Tocca un punto indefinito tra il cuore e lo stomaco, “A hunger artist – Un digiunatore” di Eimuntans Nekrosius in scena dal 19 al 21 aprile al Teatro Bellini. Una lacrima si cristallizza in quel vago punto, senza venire fuori.
Al suo posto un sorriso incerto affiora sulle labbra degli spettatori, cavato fuori dall’interpretazione di Viktorija Kuodyté, nelle inusuali vesti di un “artista del digiuno” al femminile.
La riscrittura fatta dal regista lituano del digiunatore kafkiano mostra che, invertendo gli addendi, il risultato non cambia. L’uomo che ha fondato la sua fama e fortuna sul digiuno diventa, nell’allestimento di Nekrosius, una donna. Non c’è nessuna gabbia a trattenere quello che apparentemente sembra un prigioniero di se stesso o di una malattia, forse, anoressia la chiameremo oggi.
Anzi, a differenza dei “mangiatori”, è proprio sulla privazione della materialità che si fonda non solo la sua libertà, ma la sua stessa identità.

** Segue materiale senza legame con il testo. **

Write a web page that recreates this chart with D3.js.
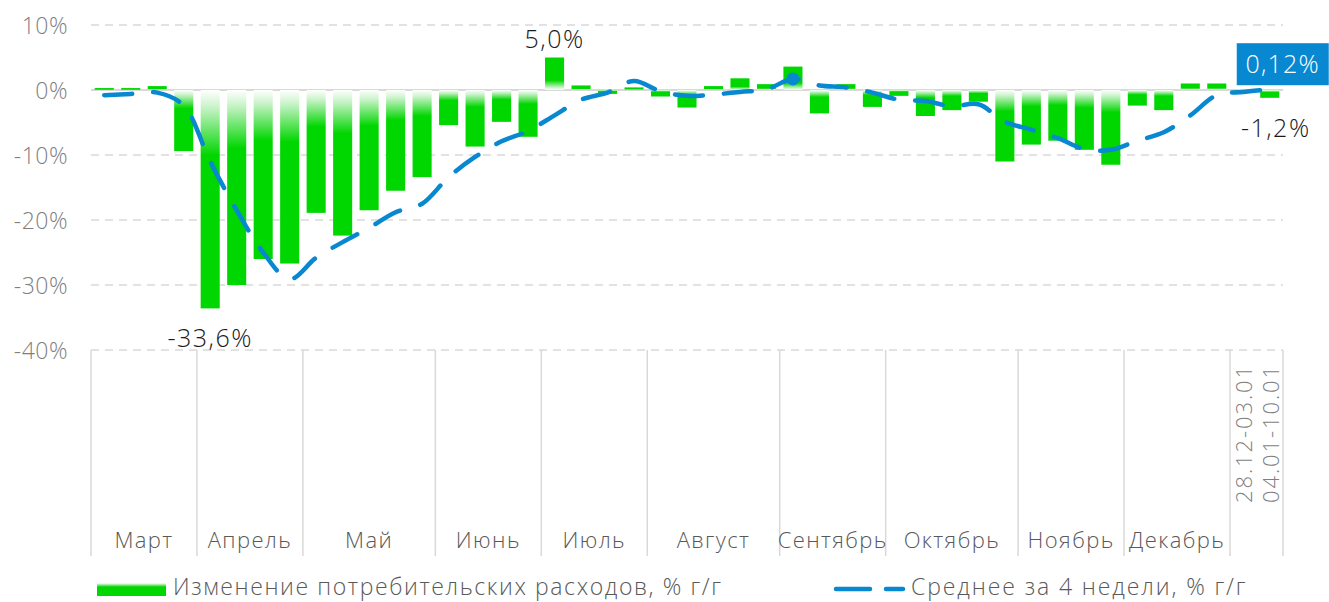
<!DOCTYPE html>
<meta charset="utf-8">
<style>
body { margin: 0; background: #fff; }
text { font-family: "Open Sans", "Noto Sans", sans-serif; font-weight: 300; }
.grid line { stroke: #d9d9d9; stroke-width: 1.5; stroke-dasharray: 8,6; }
.sep { stroke: #d9d9d9; stroke-width: 1.5; }
</style>
<svg width="1329" height="602"></svg>
<script src="https://d3js.org/d3.v7.min.js"></script>
<script>

// weekly change in consumer spending, % y/y
var spending = [0.3, 0.3, 0.6, -9.4, -33.6, -30.0, -26.0, -26.7, -18.9, -22.4,
  -18.5, -15.5, -13.4, -5.4, -8.7, -4.9, -7.2, 5.0, 0.7, -0.6,
  0.4, -1.0, -2.7, 0.6, 1.8, 0.9, 3.6, -3.6, 0.9, -2.6,
  -0.9, -4.0, -3.1, -1.8, -11.0, -8.4, -7.8, -9.2, -11.5, -2.4,
  -3.1, 1.0, 1.0, -0.3, -1.2];

// 4-week average, % y/y
var average = [-0.8, -0.6, -0.4, -2.4, -11.0, -18.5, -25.0, -29.1, -25.8, -23.4,
  -21.2, -18.8, -17.5, -13.4, -10.3, -7.9, -6.3, -3.9, -1.5, -0.4,
  1.4, -0.2, -0.9, -0.7, -0.3, 0.1, 1.7, 0.7, 0.4, -0.4,
  -1.5, -1.7, -2.5, -2.2, -4.9, -6.1, -7.4, -9.1, -9.2, -7.8,
  -6.5, -3.9, -0.8, -0.3, 0.12];

var months = ["Март", "Апрель", "Май", "Июнь", "Июль", "Август",
  "Сентябрь", "Октябрь", "Ноябрь", "Декабрь"];
var monthWeeks = [4, 4, 5, 4, 4, 5, 4, 5, 4, 4];
var lastWeeks = ["28.12-03.01", "04.01-10.01"];

var yTicks = [10, 0, -10, -20, -30, -40];

var barLabels = [
  {i: 4, text: "-33,6%"},
  {i: 17, text: "5,0%"},
  {i: 44, text: "-1,2%"}
];
var avgLabel = {i: 44, text: "0,12%"};
var avgMarker = 26;

var svg = d3.select("svg");

var x = d3.scaleBand()
  .domain(d3.range(spending.length))
  .range([91, 1283])
  .paddingInner(0.28)
  .paddingOuter(0.14);

var y = d3.scaleLinear()
  .domain([-40, 10])
  .range([350, 25]);

var cx = function(i) { return x(i) + x.bandwidth() / 2; };
var slotEdge = function(k) { return x.range()[0] + k * x.step(); };

// gradient: white at zero line, green away from it
var defs = svg.append("defs");
function grad(id, y1, y2) {
  var g = defs.append("linearGradient").attr("id", id)
    .attr("x1", 0).attr("x2", 0).attr("y1", y1).attr("y2", y2);
  g.append("stop").attr("offset", "0%").attr("stop-color", "#ffffff");
  g.append("stop").attr("offset", "8%").attr("stop-color", "#c8f3c8");
  g.append("stop").attr("offset", "30%").attr("stop-color", "#00d600");
  g.append("stop").attr("offset", "100%").attr("stop-color", "#00d600");
}
grad("gNeg", 0, 1);
grad("gPos", 1, 0);
grad("gLegend", 0, 1);

// grid
svg.append("g")
  .attr("class", "grid")
  .selectAll("line")
  .data(yTicks.filter(function(d) { return d != 0; }))
  .enter().append("line")
    .attr("x1", 91).attr("x2", 1283)
    .attr("y1", function(d) { return y(d); })
    .attr("y2", function(d) { return y(d); });

svg.append("line")
  .attr("x1", 91).attr("x2", 1283)
  .attr("y1", y(0)).attr("y2", y(0))
  .attr("stroke", "#d9d9d9").attr("stroke-width", 2);

// y axis
var yAxis = svg.append("g")
  .attr("transform", "translate(68,0)")
  .call(d3.axisLeft(y).tickValues(yTicks).tickSize(0).tickPadding(0)
    .tickFormat(function(d) { return d + "%"; }));
yAxis.select(".domain").remove();
yAxis.selectAll("text")
  .attr("fill", "#7f7f7f")
  .attr("dy", "0.36em")
  .style("font-size", "23px")
  .style("letter-spacing", "0.5px")
  .style("font-family", null);

// category axis: separators and month labels
var cum = [0];
monthWeeks.forEach(function(n) { cum.push(cum[cum.length - 1] + n); });

var seps = cum.concat([spending.length]);
svg.append("g")
  .selectAll("line")
  .data(seps)
  .enter().append("line")
    .attr("class", "sep")
    .attr("x1", function(k) { return slotEdge(k); })
    .attr("x2", function(k) { return slotEdge(k); })
    .attr("y1", 350).attr("y2", 556);

svg.append("g")
  .selectAll("text")
  .data(months)
  .enter().append("text")
    .attr("x", function(d, i) { return (slotEdge(cum[i]) + slotEdge(cum[i + 1])) / 2; })
    .attr("y", 548)
    .attr("text-anchor", "middle")
    .attr("fill", "#595959")
    .style("font-size", "22px")
    .style("letter-spacing", "1.4px")
    .text(function(d) { return d; });

svg.append("g")
  .selectAll("text")
  .data(lastWeeks)
  .enter().append("text")
    .attr("transform", function(d, i) {
      return "translate(" + (cx(cum[cum.length - 1] + i) + 9) + ",364) rotate(-90)";
    })
    .attr("text-anchor", "end")
    .attr("fill", "#7f7f7f")
    .style("font-size", "22px")
    .style("letter-spacing", "1.9px")
    .text(function(d) { return d; });

// bars
svg.append("g")
  .selectAll("rect")
  .data(spending)
  .enter().append("rect")
    .attr("x", function(d, i) { return x(i); })
    .attr("width", x.bandwidth())
    .attr("y", function(d) { return y(Math.max(0, d)); })
    .attr("height", function(d) { return Math.abs(y(d) - y(0)); })
    .attr("fill", function(d) { return d < 0 ? "url(#gNeg)" : "url(#gPos)"; });

// 4-week average
var line = d3.line()
  .x(function(d, i) { return cx(i); })
  .y(function(d) { return y(d); })
  .curve(d3.curveCatmullRom);

svg.append("path")
  .datum(average)
  .attr("d", line)
  .attr("fill", "none")
  .attr("stroke", "#0788d0")
  .attr("stroke-width", 4.5)
  .attr("stroke-linecap", "round")
  .attr("stroke-dasharray", "28,21");

svg.append("circle")
  .attr("cx", cx(avgMarker))
  .attr("cy", y(average[avgMarker]))
  .attr("r", 6.5)
  .attr("fill", "#0788d0");

// labels
svg.append("g")
  .selectAll("text")
  .data(barLabels)
  .enter().append("text")
    .attr("x", function(d) { return cx(d.i) + (d.i == 44 ? 6 : 0); })
    .attr("y", function(d) {
      var v = spending[d.i];
      return v >= 0 ? y(v) - 10 : y(v) + 39;
    })
    .attr("text-anchor", "middle")
    .attr("fill", "#1a1a1a")
    .style("font-size", "25px")
    .style("letter-spacing", "1.5px")
    .text(function(d) { return d.text; });

var bx = cx(avgLabel.i) + 13, by = y(average[avgLabel.i]) - 25;
svg.append("rect")
  .attr("x", bx - 46).attr("y", by - 21)
  .attr("width", 92).attr("height", 42)
  .attr("fill", "#0788d0");
svg.append("text")
  .attr("x", bx).attr("y", by + 9)
  .attr("text-anchor", "middle")
  .attr("fill", "#fff")
  .style("font-size", "25px")
  .style("letter-spacing", "1.2px")
  .text(avgLabel.text);

// legend
var lg = svg.append("g").attr("transform", "translate(0,589)");
lg.append("rect")
  .attr("x", 97).attr("y", -6).attr("width", 69).attr("height", 13)
  .attr("fill", "url(#gLegend)");
lg.append("text")
  .attr("x", 173).attr("y", 6)
  .attr("fill", "#595959")
  .style("font-size", "23px")
  .style("letter-spacing", "1.6px")
  .text("Изменение потребительских расходов, % г/г");
lg.append("line")
  .attr("x1", 836).attr("x2", 903)
  .attr("y1", 0).attr("y2", 0)
  .attr("stroke", "#0788d0")
  .attr("stroke-width", 4.5)
  .attr("stroke-linecap", "round")
  .attr("stroke-dasharray", "34,16");
lg.append("text")
  .attr("x", 911).attr("y", 6)
  .attr("fill", "#595959")
  .style("font-size", "23px")
  .style("letter-spacing", "1.9px")
  .text("Среднее за 4 недели, % г/г");

</script>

È in un perenne oscillare tra sogno e incubo che, si muovono gli interpreti Vygandas Vadeiša, Vaidas Vilius e Genadij Virkovskij, capaci di risolvere nel grottesco quella spiacevole sensazione di dissonanza che attanaglia l’osservatore del digiunatore. Esattamente come i crudeli voyeur di una volta, che facevano dello squallore e della miseria altrui un intrattenimento, lo spettatore di oggi si trova ad assistere alla rappresentazione di un digiuno. L’abilità di Viktorija Kuodyté è tale che, si finisce per credere a quell’assenza di fame, a quell’orgoglio nell’indossare soltanto la propria pelle e le proprie ossa.